# Hedgehog adventures?



## shyrlie (Jul 22, 2016)

Relatively new to posting, but I've been a guest for the past month. 
--

I've had my hedgehog for about a month now, he's about 14-15weeks now. I'm wondering if anyone has had experience taking their hog out with them? Not traveling, but going out, for eg. Going to a coffee date? Like a little adventure.

I live in on the border of Toronto, ON, and I do want to take him out with me sometimes when I go out, like maybe a walk to the park.

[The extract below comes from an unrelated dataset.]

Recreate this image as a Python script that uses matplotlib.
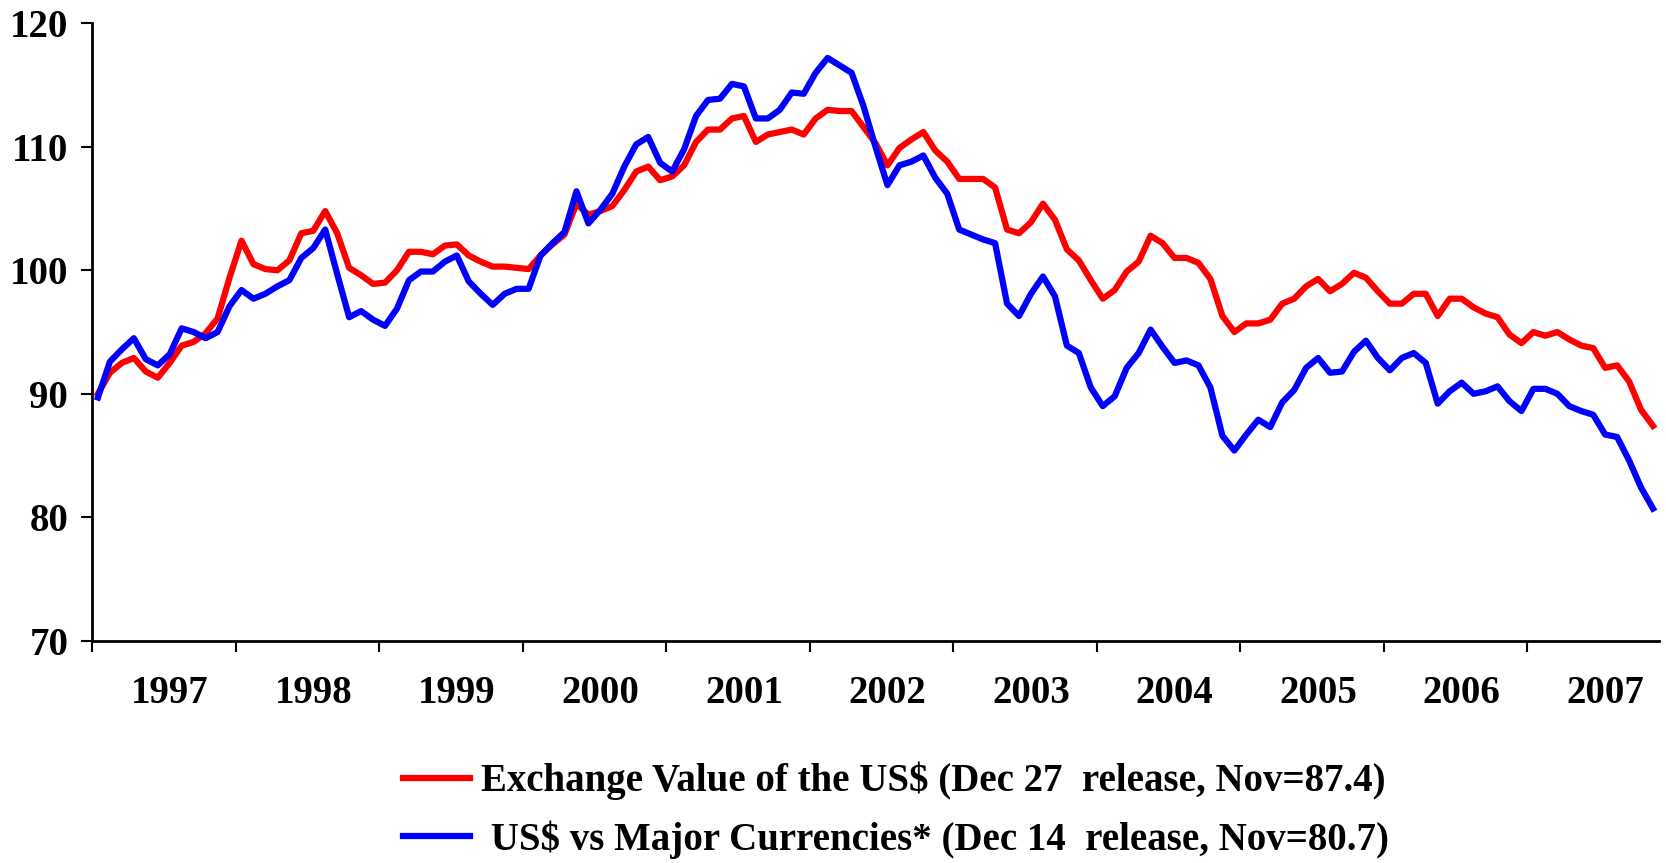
import matplotlib
matplotlib.use("Agg")
import matplotlib.pyplot as plt
import numpy as np

# monthly values, Jan 1997 .. Nov 2007
exchange_value = [
    90.0, 91.7, 92.5, 92.9, 91.8, 91.3, 92.5, 93.9, 94.2, 94.9, 96.1, 99.4,
    102.4, 100.5, 100.1, 100.0, 100.8, 103.0, 103.2, 104.8, 103.0, 100.2, 99.6, 98.9,
    99.0, 100.0, 101.5, 101.5, 101.3, 102.0, 102.1, 101.2, 100.7, 100.3, 100.3, 100.2,
    100.1, 101.2, 102.1, 102.9, 105.4, 104.5, 104.8, 105.2, 106.5, 108.0, 108.4, 107.3,
    107.6, 108.5, 110.4, 111.4, 111.4, 112.3, 112.5, 110.4, 111.0, 111.2, 111.4, 111.0,
    112.3, 113.0, 112.9, 112.9, 111.6, 110.3, 108.5, 109.9, 110.6, 111.2, 109.7, 108.8,
    107.4, 107.4, 107.4, 106.7, 103.3, 103.0, 103.9, 105.4, 104.1, 101.7, 100.8, 99.2,
    97.7, 98.4, 99.9, 100.7, 102.8, 102.2, 101.0, 101.0, 100.6, 99.3, 96.3, 95.0,
    95.7, 95.7, 96.0, 97.3, 97.7, 98.7, 99.3, 98.3, 98.9, 99.8, 99.4, 98.3,
    97.3, 97.3, 98.1, 98.1, 96.3, 97.7, 97.7, 97.0, 96.5, 96.2, 94.8, 94.1,
    95.0, 94.7, 95.0, 94.4, 93.9, 93.7, 92.1, 92.3, 91.0, 88.7, 87.4,
]
major_currencies = [
    89.7, 92.6, 93.6, 94.5, 92.8, 92.3, 93.2, 95.3, 95.0, 94.5, 95.0, 97.1,
    98.4, 97.7, 98.1, 98.7, 99.2, 101.0, 101.8, 103.3, 99.7, 96.2, 96.7, 96.0,
    95.5, 96.9, 99.2, 99.9, 99.9, 100.7, 101.2, 99.1, 98.1, 97.2, 98.1, 98.5,
    98.5, 101.2, 102.2, 103.1, 106.4, 103.8, 104.9, 106.2, 108.4, 110.2, 110.8, 108.7,
    108.0, 109.8, 112.5, 113.8, 113.9, 115.1, 114.9, 112.3, 112.3, 113.0, 114.4, 114.3,
    116.0, 117.2, 116.6, 116.0, 113.3, 110.0, 106.9, 108.5, 108.8, 109.3, 107.5, 106.2,
    103.3, 102.9, 102.5, 102.2, 97.3, 96.3, 98.1, 99.5, 97.9, 93.9, 93.3, 90.5,
    89.0, 89.8, 92.1, 93.3, 95.2, 93.8, 92.5, 92.7, 92.3, 90.5, 86.6, 85.4,
    86.7, 87.9, 87.3, 89.3, 90.3, 92.1, 92.9, 91.7, 91.8, 93.4, 94.3, 92.9,
    91.9, 92.9, 93.3, 92.5, 89.2, 90.2, 90.9, 90.0, 90.2, 90.6, 89.4, 88.6,
    90.4, 90.4, 90.0, 89.0, 88.6, 88.3, 86.7, 86.5, 84.6, 82.4, 80.7,
]
years = ["1997", "1998", "1999", "2000", "2001", "2002",
         "2003", "2004", "2005", "2006", "2007"]
label_red = "Exchange Value of the US\\$ (Dec 27  release, Nov=87.4)"
label_blue = " US\\$ vs Major Currencies* (Dec 14  release, Nov=80.7)"

plt.rcParams['font.family'] = ['Liberation Serif', 'DejaVu Serif']
plt.rcParams['font.weight'] = 'bold'

n = len(exchange_value)
x = np.arange(n) + 0.5

fig = plt.figure(figsize=(16.66, 8.63), dpi=100)
ax = fig.add_axes([0.0552, 0.2576, 0.9406, 0.7153])

ax.plot(x, exchange_value, color='#ff0000', lw=4.5, label=label_red)
ax.plot(x, major_currencies, color='#0000ff', lw=4.5, label=label_blue)

ax.set_xlim(0, n)
ax.set_ylim(70, 120)
ax.set_yticks(np.arange(70, 121, 10))

# year boundaries as major ticks, year name sits on the July category
ax.set_xticks(np.arange(0, n, 12))
ax.set_xticklabels([])
ax.set_xticks([i * 12 + 6.5 for i in range(len(years))], minor=True)
ax.set_xticklabels(years, minor=True)
ax.tick_params(axis='x', which='minor', length=0, pad=25, labelsize=28)
ax.tick_params(axis='x', which='major', length=8, width=1.5, direction='out')
ax.tick_params(axis='y', length=8, width=1.5, direction='out', pad=9, labelsize=28)

for s in ['top', 'right']:
    ax.spines[s].set_visible(False)
for s in ['left', 'bottom']:
    ax.spines[s].set_linewidth(2)

fig.legend(loc='center', bbox_to_anchor=(0.538, 0.061), frameon=False,
           fontsize=28, handlelength=1.7, handletextpad=0.3, labelspacing=0.52,
           borderpad=0)

plt.savefig("out.png", dpi=100)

I would like to hear from those who have successfully taken their hogs for a day or something, or your experiences with taking your hog out of the house.

Thanks! :grin:


----------



## nikki (Aug 28, 2008)

Some hedgehogs are ok with it, since they would be sleeping they won't really get anything out of it. Other hedgehogs become very stressed with things like this and some get motion sickness. Remember that if you do take your hedgehog out you can't take it to any place that sells or serves food. That is a health violation and can get the business in trouble.


----------



## twobytwopets (Feb 2, 2014)

When I worked really crazy hours I had to fit bonding time in wherever I could. This would include running errands. But only quick ones. 
If your out of the house, make sure you have something to slip them into. There are times when you can't or don't want to physically hold them.


----------